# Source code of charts
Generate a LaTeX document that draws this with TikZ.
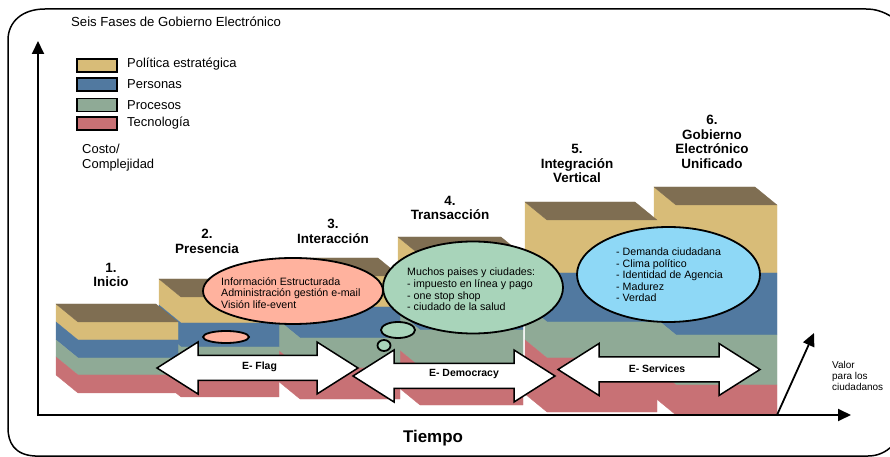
\documentclass[tikz,border=0pt]{standalone}
\usepackage{fontspec}
\setmainfont{Liberation Sans}
\usetikzlibrary{arrows.meta,shapes.geometric}
\definecolor{cgold}{RGB}{216,188,120}
\definecolor{cblue}{RGB}{81,121,160}
\definecolor{cgreen}{RGB}{143,170,150}
\definecolor{cred}{RGB}{200,113,117}
\definecolor{cbrown}{RGB}{127,110,82}
\definecolor{cpink}{RGB}{255,178,158}
\definecolor{cmint}{RGB}{168,212,186}
\definecolor{csky}{RGB}{142,216,246}
\newcommand{\stacklayer}[5]{%
  \fill[#5, draw=#5, line width=0.3bp] ({#1-22},{#3-18}) -- (#1,#3) -- (#2,#3) -- (#2,#4) -- (#1,#4) -- ({#1-22},{#4-18}) -- cycle;}
\newcommand{\phaseblock}[7]{%
  \stacklayer{#1}{#2}{#3}{#4}{cgold}
  \stacklayer{#1}{#2}{#4}{#5}{cblue}
  \stacklayer{#1}{#2}{#5}{#6}{cgreen}
  \stacklayer{#1}{#2}{#6}{#7}{cred}
  \fill[cbrown, draw=cbrown, line width=0.3bp] ({#1-22},{#3-18}) -- ({#2-22},{#3-18}) -- (#2,#3) -- (#1,#3) -- cycle;}
% double block arrow: left tip, right tip, center y
\newcommand{\blockarrow}[3]{%
  \draw[barrow] (#1,#3) -- ({#1+41},{#3-26}) -- ({#1+41},{#3-12.5}) -- ({#2-41},{#3-12.5}) -- ({#2-41},{#3-26}) -- (#2,#3) -- ({#2-41},{#3+26}) -- ({#2-41},{#3+12.5}) -- ({#1+41},{#3+12.5}) -- ({#1+41},{#3+26}) -- cycle;}
\begin{document}
\begin{tikzpicture}[x=1bp,y=-1bp,
  frame/.style={line width=1.5bp, black},
  axisline/.style={line width=1.8bp, black, -{Triangle[length=13bp,width=12bp]}},
  legbox/.style={draw=black, line width=1.3bp, minimum width=40bp, minimum height=13bp, inner sep=0},
  legtext/.style={anchor=west, inner sep=0, font=\fontsize{13}{15}\selectfont},
  phaselab/.style={align=center, inner sep=0, font=\fontsize{13.5}{14.5}\selectfont\bfseries},
  bubble/.style={ellipse, draw=black, line width=1.8bp, inner sep=0},
  bubtext/.style={align=left, anchor=west, inner sep=0, font=\fontsize{10.7}{11.6}\selectfont},
  barrow/.style={draw=black, fill=white, line width=1.5bp, line join=miter},
  arrlab/.style={inner sep=0, font=\fontsize{10.5}{12}\selectfont\bfseries}]
\useasboundingbox (0,0) rectangle (890,457);
% frame
\draw[frame] (8,428) -- (8,40) .. controls (8,22) and (22,9) .. (45,9) -- (866,9) .. controls (876,9) and (884,12) .. (892,17);
\draw[frame] (8,428) .. controls (8,442) and (14,455) .. (35,456) -- (868,456) .. controls (878,456) and (886,452) .. (892,446);
% title and legend
\node[anchor=west, inner sep=0, font=\fontsize{13.2}{15}\selectfont] (title) at (71,22) {Seis Fases de Gobierno Electrónico};
\node[legbox, fill=cgold] (lg1) at (97,65.5) {};
\node[legbox, fill=cblue] (lg2) at (97,84.5) {};
\node[legbox, fill=cgreen] (lg3) at (97,105) {};
\node[legbox, fill=cred] (lg4) at (97,123.5) {};
\node[legtext] (lt1) at (127,64) {Política estratégica};
\node[legtext] (lt2) at (127,84) {Personas};
\node[legtext] (lt3) at (127,105) {Procesos};
\node[legtext] (lt4) at (127,123) {Tecnología};
\node[align=left, anchor=west, inner sep=0, font=\fontsize{13}{15}\selectfont] (costo) at (82,157.5) {Costo/\\Complejidad};
% blocks (right to left so earlier ones are in front)
\phaseblock{676}{777}{205}{273}{335}{385}{415}
\phaseblock{547}{657}{220}{273}{322}{358}{412}
\phaseblock{420}{523}{255}{292}{330}{367}{405}
\phaseblock{300}{400}{276}{307}{338}{368}{399}
\phaseblock{181}{279}{297}{323}{347}{372}{397}
\phaseblock{78}{178}{322}{340}{358}{375}{393}
% axes
\coordinate (O) at (38,415);
\coordinate (ytip) at (38,41);
\coordinate (xtip) at (851,415);
\coordinate (vbase) at (777,415);
\coordinate (vtip) at (814,333);
\draw[axisline] (38,416) -- (ytip);
\draw[axisline] (37,415) -- (xtip);
\draw[axisline] (vbase) -- (vtip);
% block arrows
\blockarrow{157}{358}{368}
\blockarrow{353}{555}{376}
\blockarrow{558}{760}{369.5}
\node[arrlab] (eflag) at (259.5,367) {E- Flag};
\node[arrlab] (edem) at (464,374) {E- Democracy};
\node[arrlab] (eserv) at (657,369) {E- Services};
% bubbles
\node[bubble, fill=cpink, minimum width=180bp, minimum height=66bp] (bub3) at (293,291) {};
\node[bubble, fill=cpink, minimum width=46bp, minimum height=12bp] (bub3s) at (226,337) {};
\node[bubble, fill=cmint, minimum width=34bp, minimum height=16bp] (bub4m) at (398,330) {};
\node[bubble, fill=cmint, minimum width=13bp, minimum height=11bp] (bub4s) at (384,345.5) {};
\node[bubble, fill=cmint, minimum width=180bp, minimum height=92bp] (bub4) at (473,287.5) {};
\node[bubble, fill=csky, minimum width=183bp, minimum height=95bp] (bub6) at (668.5,274.5) {};
\node[bubtext] (t3) at (221,293) {Información Estructurada\\Administración gestión e-mail\\Visión life-event};
\node[bubtext] (t4) at (407,289.5) {Muchos paises y ciudades:\\- impuesto en línea y pago\\- one stop shop\\- ciudado de la salud};
\node[bubtext] (t6) at (616,275) {- Demanda ciudadana\\- Clima político\\- Identidad de Agencia\\- Madurez\\- Verdad};
% phase labels
\node[phaselab] (p1) at (111,275) {1.\\Inicio};
\node[phaselab] (p2) at (207,241.5) {2.\\Presencia};
\node[phaselab] (p3) at (333,231.5) {3.\\Interacción};
\node[phaselab] (p4) at (450,208) {4.\\Transacción};
\node[phaselab] (p5) at (577,163.5) {5.\\Integración\\Vertical};
\node[phaselab] (p6) at (712,142) {6.\\Gobierno\\Electrónico\\Unificado};
% axis labels
\node[inner sep=0, font=\fontsize{17}{20}\selectfont\bfseries] (tiempo) at (433,438) {Tiempo};
\node[align=left, anchor=west, inner sep=0, font=\fontsize{10}{11}\selectfont] (valor) at (832,376) {Valor\\para los\\ciudadanos};
\end{tikzpicture}
\end{document}
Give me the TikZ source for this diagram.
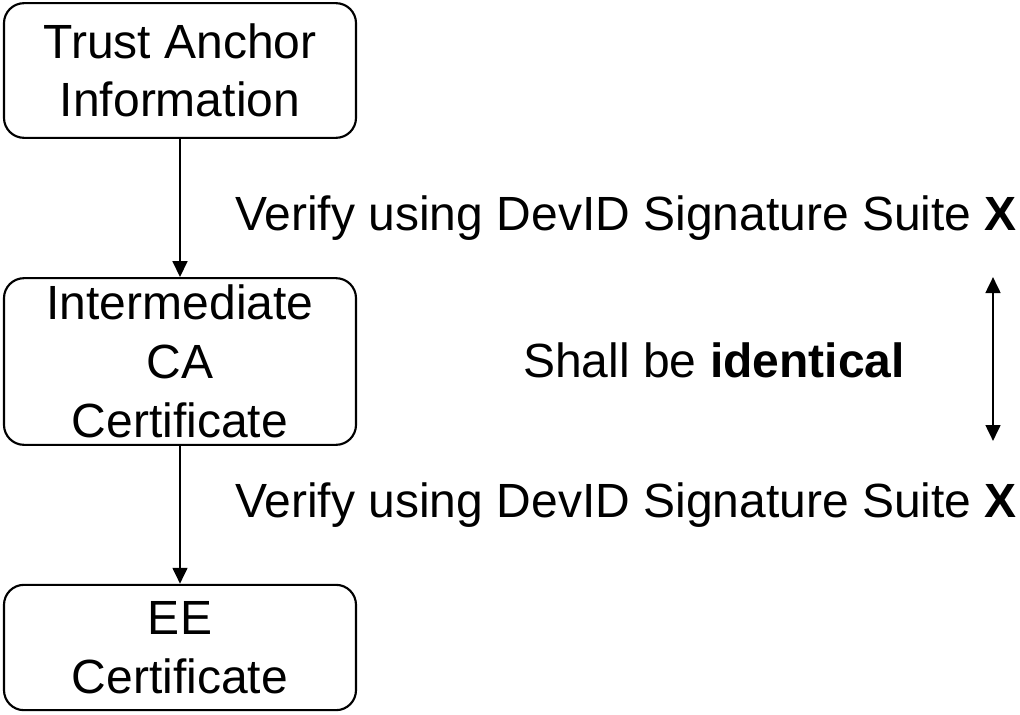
\documentclass[tikz,border=0pt]{standalone}
\usepackage{fontspec}
\setmainfont{Liberation Sans}
\usetikzlibrary{arrows.meta}
\begin{document}
\begin{tikzpicture}[x=0.75pt,y=-0.75pt,
  box/.style={draw,line width=1.6pt,rounded corners=15pt,align=center,font=\fontsize{36}{44}\selectfont,inner sep=0pt},
  lab/.style={font=\fontsize{36}{44}\selectfont,inner sep=0pt},
  conn/.style={line width=2pt,-{Triangle[length=12pt,width=11pt]}}]
\useasboundingbox (0,0) rectangle (1020,714);
\node[box,minimum width=264pt,minimum height=101pt] (ta) at (180,70.5) {Trust Anchor\\Information};
\node[box,minimum width=264pt,minimum height=125pt] (ca) at (180,361.5) {Intermediate\\CA\\Certificate};
\node[box,minimum width=264pt,minimum height=94pt] (ee) at (180,647.5) {EE\\Certificate};
\draw[conn] (ta.south) -- (ca.north);
\draw[conn] (ca.south) -- (ee.north);
\node[lab,anchor=west] (v1) at (235,218) {Verify using DevID Signature Suite \textbf{X}};
\node[lab,anchor=west] (v2) at (235,505) {Verify using DevID Signature Suite \textbf{X}};
\node[lab] (si) at (714,360) {Shall be \textbf{identical}};
\coordinate (d1) at (993,277);
\coordinate (d2) at (993,441);
\draw[line width=2pt,{Triangle[length=12pt,width=11pt]}-{Triangle[length=12pt,width=11pt]}] (d1) -- (d2);
\end{tikzpicture}
\end{document}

# Exercise details
The lines to be quoted run from the line containing "Give me the TikZ source for this diagram." through the end of the entries above, both included; quote them exactly and leave out any pictures.

# Full solution
Give me the TikZ source for this diagram.
\documentclass[tikz,border=0pt]{standalone}
\usepackage{fontspec}
\setmainfont{Liberation Sans}
\usetikzlibrary{arrows.meta}
\begin{document}
\begin{tikzpicture}[x=0.75pt,y=-0.75pt,
  box/.style={draw,line width=1.6pt,rounded corners=15pt,align=center,font=\fontsize{36}{44}\selectfont,inner sep=0pt},
  lab/.style={font=\fontsize{36}{44}\selectfont,inner sep=0pt},
  conn/.style={line width=2pt,-{Triangle[length=12pt,width=11pt]}}]
\useasboundingbox (0,0) rectangle (1020,714);
\node[box,minimum width=264pt,minimum height=101pt] (ta) at (180,70.5) {Trust Anchor\\Information};
\node[box,minimum width=264pt,minimum height=125pt] (ca) at (180,361.5) {Intermediate\\CA\\Certificate};
\node[box,minimum width=264pt,minimum height=94pt] (ee) at (180,647.5) {EE\\Certificate};
\draw[conn] (ta.south) -- (ca.north);
\draw[conn] (ca.south) -- (ee.north);
\node[lab,anchor=west] (v1) at (235,218) {Verify using DevID Signature Suite \textbf{X}};
\node[lab,anchor=west] (v2) at (235,505) {Verify using DevID Signature Suite \textbf{X}};
\node[lab] (si) at (714,360) {Shall be \textbf{identical}};
\coordinate (d1) at (993,277);
\coordinate (d2) at (993,441);
\draw[line width=2pt,{Triangle[length=12pt,width=11pt]}-{Triangle[length=12pt,width=11pt]}] (d1) -- (d2);
\end{tikzpicture}
\end{document}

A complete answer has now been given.